No. Silhouette assumes clusters should be compact and round, so it gives low scores for curved shapes even when the clustering is actually good.

Question 2

Consider the data set below on milk content of 25 mammals. The variables have been pre-scaled to z-scores, hence no additional standardizing is necessary. (Data source: Everitt et al. Cluster analysis 4ed)

mammals <- read.csv('Data/mammal_milk.csv') %>% 
  column_to_rownames('Mammal')

A)

Perform agglomerative clustering with single, complete, average, and Ward linkages. Which has the best agglomerative coefficient?

d <- dist(mammals)
ac_single   <- agnes(d, method = "single")$ac
ac_complete <- agnes(d, method = "complete")$ac
ac_average  <- agnes(d, method = "average")$ac
ac_ward     <- agnes(d, method = "ward")$ac

ac_single

[1] 0.7875718

ac_complete

[1] 0.8985539

ac_average

[1] 0.8706571

ac_ward

[1] 0.9413994

Ward gives the highest AC for this dataset, so Ward linkage has the best agglomerative coefficient.

B)

Plot a dendrogram of the method with the highest AC. Which mammals cluster together first?

ward_tree <- hclust(d, method = "ward.D2")
plot(ward_tree)

C)

If the tree is cut at a height of 4, how many clusters will form? Which cluster will have the fewest mammals, and which mammals will they be?

groups_h4 <- cutree(ward_tree, h = 4)
table(groups_h4)

groups_h4
 1  2  3  4 
11  6  6  2

which(groups_h4 == which.min(table(groups_h4)))

Dolphin    Seal 
      7      22

3 clusters will form, Smallest cluster- dolphin and seal

D)

Use WSS and average silhouette method to suggest the optimal number of clusters. Re-create the dendrogram with the cluster memberships indicated.

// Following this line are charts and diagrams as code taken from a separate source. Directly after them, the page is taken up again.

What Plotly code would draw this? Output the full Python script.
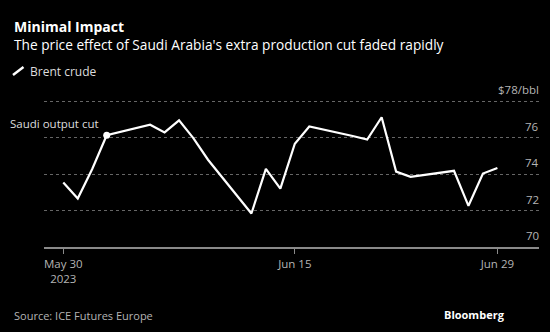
import plotly.graph_objects as go

dates = ["2023-05-30", "2023-05-31", "2023-06-01", "2023-06-02", "2023-06-05", "2023-06-06",
         "2023-06-07", "2023-06-08", "2023-06-09", "2023-06-12", "2023-06-13", "2023-06-14",
         "2023-06-15", "2023-06-16", "2023-06-19", "2023-06-20", "2023-06-21", "2023-06-22",
         "2023-06-23", "2023-06-26", "2023-06-27", "2023-06-28", "2023-06-29"]
brent = [73.54, 72.66, 74.28, 76.13, 76.71, 76.29, 76.95, 75.96, 74.79, 71.84, 74.29, 73.20,
         75.67, 76.61, 76.09, 75.90, 77.12, 74.14, 73.85, 74.18, 72.26, 74.03, 74.34]

event_date = "2023-06-02"
event_value = 76.13
event_label = "Saudi output cut"

x_tickvals = ["2023-05-30", "2023-06-15", "2023-06-29"]
x_ticktext = ["May 30<br>2023", "Jun 15", "Jun 29"]
y_tickvals = [70, 72, 74, 76, 78]
y_ticktext = ["70", "72", "74", "76", "$78/bbl"]

FONT = "Open Sans"
W, H = 550, 332
L, R, T, B = 44, 11, 82.5, 85.3
PW, PH = W - L - R, H - T - B

def px(x):
    return (x - L) / PW

def py(y):
    return (H - B - y) / PH

fig = go.Figure()
fig.add_trace(go.Scatter(x=dates, y=brent, mode="lines",
                         line=dict(color="white", width=2.2), hoverinfo="skip", showlegend=False))
fig.add_trace(go.Scatter(x=[event_date], y=[event_value], mode="markers",
                         marker=dict(color="white", size=7), hoverinfo="skip", showlegend=False))

fig.update_layout(
    width=W, height=H,
    paper_bgcolor="black", plot_bgcolor="black",
    margin=dict(l=L, r=R, t=T, b=B),
    font=dict(family=FONT, color="#b4b4b4", size=11),
    xaxis=dict(type="date", range=["2023-05-28 16:00", "2023-07-01 21:00"],
               tickvals=x_tickvals, ticktext=x_ticktext, showgrid=False,
               showline=True, linecolor="#8a8a8a", linewidth=1.5,
               ticks="outside", ticklen=5, tickcolor="#8a8a8a", tickwidth=1,
               tickfont=dict(size=11.5, color="#b4b4b4"), zeroline=False, fixedrange=True),
    yaxis=dict(range=[70, 79], side="right", tickvals=y_tickvals, showticklabels=False,
               showgrid=True, gridcolor="#666666",
               griddash="dot", gridwidth=1, zeroline=False, showline=False, fixedrange=True),
)

annotations = [
    dict(text="<b>Minimal Impact</b>", x=px(12), y=py(25.5), xref="paper", yref="paper",
         xanchor="left", yanchor="middle", showarrow=False,
         font=dict(size=14, color="white", family=FONT)),
    dict(text="The price effect of Saudi Arabia's extra production cut faded rapidly",
         x=px(12), y=py(44), xref="paper", yref="paper", xanchor="left", yanchor="middle",
         showarrow=False, font=dict(size=13.7, color="white", family=FONT)),
    dict(text="Brent crude", x=px(28), y=py(70.5), xref="paper", yref="paper",
         xanchor="left", yanchor="middle", showarrow=False,
         font=dict(size=12, color="#dddddd", family=FONT)),
    dict(text=event_label, x=px(100.5), y=py(123.5), xref="paper", yref="paper",
         xanchor="right", yanchor="middle", showarrow=False,
         font=dict(size=11.5, color="#dddddd", family=FONT)),
    dict(text="Source: ICE Futures Europe", x=px(12), y=py(315), xref="paper", yref="paper",
         xanchor="left", yanchor="middle", showarrow=False,
         font=dict(size=11, color="#b4b4b4", family=FONT)),
    dict(text="<b>Bloomberg</b>", x=px(507), y=py(314), xref="paper", yref="paper",
         xanchor="right", yanchor="middle", showarrow=False,
         font=dict(size=11, color="white", family=FONT)),
]
for v, t in zip(y_tickvals, y_ticktext):
    annotations.append(dict(text=t, x=1.004, y=v, xref="paper", yref="y",
                            xanchor="right", yanchor="bottom", yshift=2, showarrow=False,
                            font=dict(size=11.5, color="#b4b4b4", family=FONT)))
fig.update_layout(annotations=annotations)
fig.add_shape(type="line", xref="paper", yref="paper", x0=px(13), y0=py(74.5), x1=px(23.5), y1=py(66.5),
              line=dict(color="white", width=2.5))

fig.write_html("out.html")
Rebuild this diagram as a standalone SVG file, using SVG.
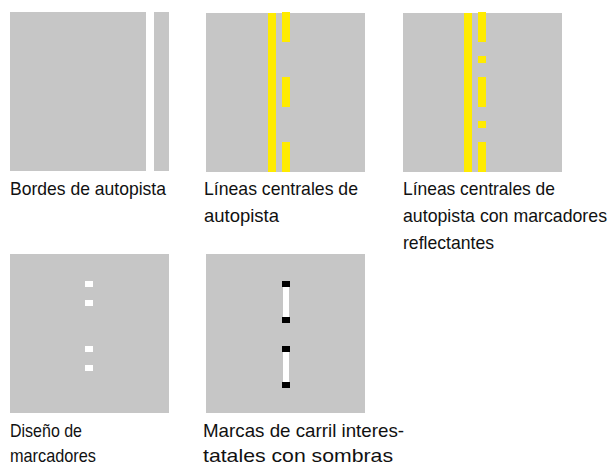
<svg xmlns="http://www.w3.org/2000/svg" width="610" height="464" viewBox="0 0 610 464">
<style>
.road{fill:#C6C6C6}
.yel{fill:#FFEB00}
.wht{fill:#FFFFFF}
.blk{fill:#000000}
.lbl{font-family:"Liberation Sans",Arial,sans-serif;font-size:19px;fill:#111111}
</style>
<rect width="610" height="464" fill="#FFFFFF"/>
<g id="panel-bordes">
<rect class="road" x="10" y="12" width="159" height="159"/>
<rect class="wht" x="146" y="12" width="8" height="159"/>
<text class="lbl" x="10" y="195" textLength="156" lengthAdjust="spacingAndGlyphs">Bordes de autopista</text>
</g>
<g id="panel-lineas">
<rect class="road" x="206" y="13" width="159" height="159"/>
<rect class="yel" x="268" y="13" width="8" height="159"/>
<rect class="yel" x="282" y="12" width="8" height="30"/>
<rect class="yel" x="282" y="77" width="8" height="30"/>
<rect class="yel" x="282" y="142" width="8" height="30"/>
<text class="lbl" x="204" y="195" textLength="154" lengthAdjust="spacingAndGlyphs">Líneas centrales de</text>
<text class="lbl" x="204" y="222" textLength="75" lengthAdjust="spacingAndGlyphs">autopista</text>
</g>
<g id="panel-lineas-marcadores">
<rect class="road" x="403" y="13" width="159" height="159"/>
<rect class="yel" x="464" y="13" width="8" height="159"/>
<rect class="yel" x="478" y="12" width="8" height="30"/>
<rect class="yel" x="478" y="56" width="8" height="7"/>
<rect class="yel" x="478" y="77" width="8" height="30"/>
<rect class="yel" x="478" y="121" width="8" height="7"/>
<rect class="yel" x="478" y="142" width="8" height="30"/>
<text class="lbl" x="403" y="195" textLength="152" lengthAdjust="spacingAndGlyphs">Líneas centrales de</text>
<text class="lbl" x="403" y="222" textLength="204" lengthAdjust="spacingAndGlyphs">autopista con marcadores</text>
<text class="lbl" x="403" y="249" textLength="91" lengthAdjust="spacingAndGlyphs">reflectantes</text>
</g>
<g id="panel-diseno">
<rect class="road" x="10" y="254" width="159" height="159"/>
<rect class="wht" x="85" y="281" width="8" height="6"/>
<rect class="wht" x="85" y="300" width="8" height="6"/>
<rect class="wht" x="85" y="346" width="8" height="6"/>
<rect class="wht" x="85" y="365" width="8" height="6"/>
<text class="lbl" x="10" y="437" textLength="72" lengthAdjust="spacingAndGlyphs">Diseño de</text>
<text class="lbl" x="10" y="462" textLength="86" lengthAdjust="spacingAndGlyphs">marcadores</text>
</g>
<g id="panel-marcas">
<rect class="road" x="206" y="254" width="159" height="159"/>
<rect class="blk" x="282" y="281" width="8" height="6"/>
<rect class="wht" x="283" y="287" width="6" height="30"/>
<rect class="blk" x="282" y="317" width="8" height="6"/>
<rect class="blk" x="282" y="346" width="8" height="6"/>
<rect class="wht" x="283" y="352" width="6" height="30"/>
<rect class="blk" x="282" y="382" width="8" height="6"/>
<text class="lbl" x="203" y="437" textLength="201" lengthAdjust="spacingAndGlyphs">Marcas de carril interes-</text>
<text class="lbl" x="203" y="462" textLength="190" lengthAdjust="spacingAndGlyphs">tatales con sombras</text>
</g>
<g id="connectors"/>
</svg>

fviz_nbclust(mammals, FUN = hcut, method = "wss")

fviz_nbclust(mammals, FUN = hcut, method = "silhouette")

fviz_dend(ward_tree, k = 3, rect = TRUE)

Warning: The `<scale>` argument of `guides()` cannot be `FALSE`. Use "none" instead as
of ggplot2 3.3.4.
ℹ The deprecated feature was likely used in the factoextra package.
  Please report the issue at <https://github.com/kassambara/factoextra/issues>.

E)

Use suitable visualizations, including dimension reduction techniques, to explore the different milk characteristics of the assigned clusters. Discuss.

pca <- prcomp(mammals)
fviz_pca_ind(pca, habillage = cutree(ward_tree, k = 3))

One cluster contains mammals with richer, high-fat, high-protein milk. Another contains mammals with average, balanced milk. The smallest cluster tends to have very watery or nutrient-lean milk. The PCA plot separates these groups clearly because clusters differ mostly on fat/protein vs lactose concentration.